How does this help us to have a model for healing? Kohut has described a kind of merging of personalities as being crucial to the repair of a faulty upbringing. A similar merging of personalities appears to occur in many healing encounters, especially in those which involve charismatic and high octane healing events. People fall to the ground and engage in what may only be described as primal behaviour. There seems to be, at least sometimes, a kind of speeded up version of a resetting or recalibrating of relationships that had been lacking or faulty in the past. Kohut had described in his books the way that a narcissistic individual may, as a child, have failed to make a normal identification relationship with an adult. The charismatic encounter seems to allow such a powerful identification with the leader to take place. Regardless of whether that leader is a person of integrity, the sick person may, in making the act of identification or merging with him/her, activate powerful mechanisms of healing within themselves. When something mysterious happens in the depth of the psyche, it can be immensely powerful and at the same time hard to understand. We do know that the body does have a remarkable capacity to heal itself. Sometimes, in an almost random way, that capacity is activated by external events and able to work effectively.
Cult leaders and charismatic ministers are seldom the most reliable of people. They will be very quick to claim credit when a miraculous healing takes place. A lack of wisdom or insight in understanding what has been happening may go on to damage the individual. Thus, the newly healed will perhaps be prevented from experiencing this healing properly. A leader may also claim inappropriate spiritual authority over the one who has experienced a measure of healing. This may enhance the self-conceit or narcissistic tendencies in a self-proclaimed ‘healer’. To become bound unhealthily in this way to a cult leader will prevent the healed individual being released to live their life as a free individual.
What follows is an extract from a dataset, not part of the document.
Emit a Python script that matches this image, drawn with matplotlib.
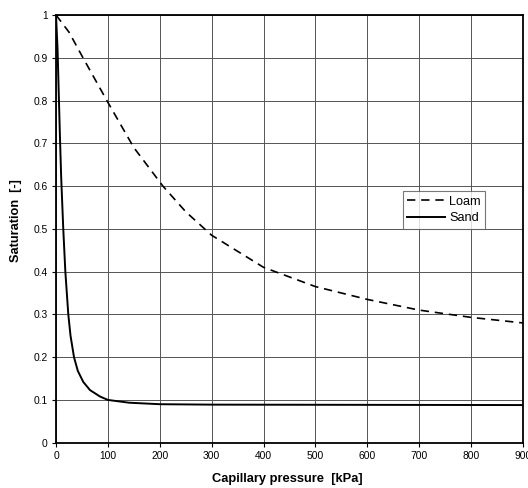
import matplotlib
matplotlib.use("Agg")
import matplotlib.pyplot as plt
from matplotlib.ticker import FuncFormatter

plt.rcParams['font.family'] = ['Liberation Sans', 'DejaVu Sans']

loam_p = [0, 25, 52, 98, 150, 206, 250, 300, 400, 500, 600, 700, 800, 900]
loam_s = [1.0, 0.96, 0.9, 0.8, 0.69, 0.6, 0.54, 0.485, 0.41, 0.365, 0.335, 0.31, 0.293, 0.28]

sand_p = [0, 1.5, 3, 5, 7.5, 10, 14, 18, 23.7, 28, 34.7, 42, 52.6, 65.5, 84.8, 100, 141, 200, 300, 900]
sand_s = [1.0, 0.96, 0.92, 0.83, 0.72, 0.62, 0.5, 0.4, 0.3, 0.25, 0.2, 0.168, 0.142, 0.123, 0.108, 0.1, 0.0935, 0.09, 0.089, 0.088]

x_ticks = [0, 100, 200, 300, 400, 500, 600, 700, 800, 900]
y_ticks = [0, 0.1, 0.2, 0.3, 0.4, 0.5, 0.6, 0.7, 0.8, 0.9, 1.0]

fig = plt.figure(figsize=(5.28, 4.88), dpi=100)
ax = fig.add_axes([56/528, 1-442.7/488, 467/528, 427.7/488])

ax.plot(loam_p, loam_s, color='black', linestyle=(0, (5, 3.5)), linewidth=1.2, label='Loam')
ax.plot(sand_p, sand_s, color='black', linestyle='-', linewidth=1.4, label='Sand')

ax.set_xlim(0, 900)
ax.set_ylim(0, 1)
ax.set_xticks(x_ticks)
ax.set_yticks(y_ticks)
ax.yaxis.set_major_formatter(FuncFormatter(lambda v, p: '%g' % v))
ax.grid(True, color='#555555', linewidth=0.7)
ax.set_axisbelow(True)
for s in ax.spines.values():
    s.set_linewidth(1.3)
ax.tick_params(direction='out', length=3, width=0.8, labelsize=7.4, pad=3)

ax.set_xlabel('Capillary pressure  [kPa]', fontsize=9.3, fontweight='bold')
ax.set_ylabel('Saturation  [-]', fontsize=9.2, fontweight='bold')
ax.xaxis.set_label_coords(0.495, -0.071)
ax.yaxis.set_label_coords(-0.0857, 0.52)
ax.yaxis.label.set_verticalalignment('center')

leg = ax.legend(loc='upper left', bbox_to_anchor=(0.742, 0.588), borderaxespad=0,
                fontsize=9.2, frameon=True, fancybox=False, handlelength=3.0,
                handletextpad=0.3, borderpad=0.35, labelspacing=0.35)
leg.get_frame().set_edgecolor('#555555')
leg.get_frame().set_linewidth(0.8)

fig.savefig('out.png', dpi=100)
There is of course further detail which I shall be exploring in my paper at Bordeaux. I wanted here to convey a flavour of what I want to present. To summarise, two essential ingredients for healing to occur will be in place every time someone recovers health. The first is the power and the potential of the body to regulate itself and secondly, we need an optimal setting for this to take place. There is, as we have suggested, a wide range of these. Christians with their insight into such things as forgiveness, reconciliation and love, possess a whole range of tools which can foster the possibility for healing to take place. The contribution of charismatic Christianity is to reach what I call the more primal aspects of the personality. These sometimes can be activated in a way that reaches much deeper and more powerfully into the areas of ill-health. There is so much more to be said. Perhaps in what I have conveyed is sufficient to show that healing is never a matter of one person doing something to another. It is rather, providing a setting in which the inherent healing power of the body can be allowed to be given expression. Sadly, this is not always allowed to happen benignly. The act of healing can sometimes provide the setting for the worst expressions of power abuse.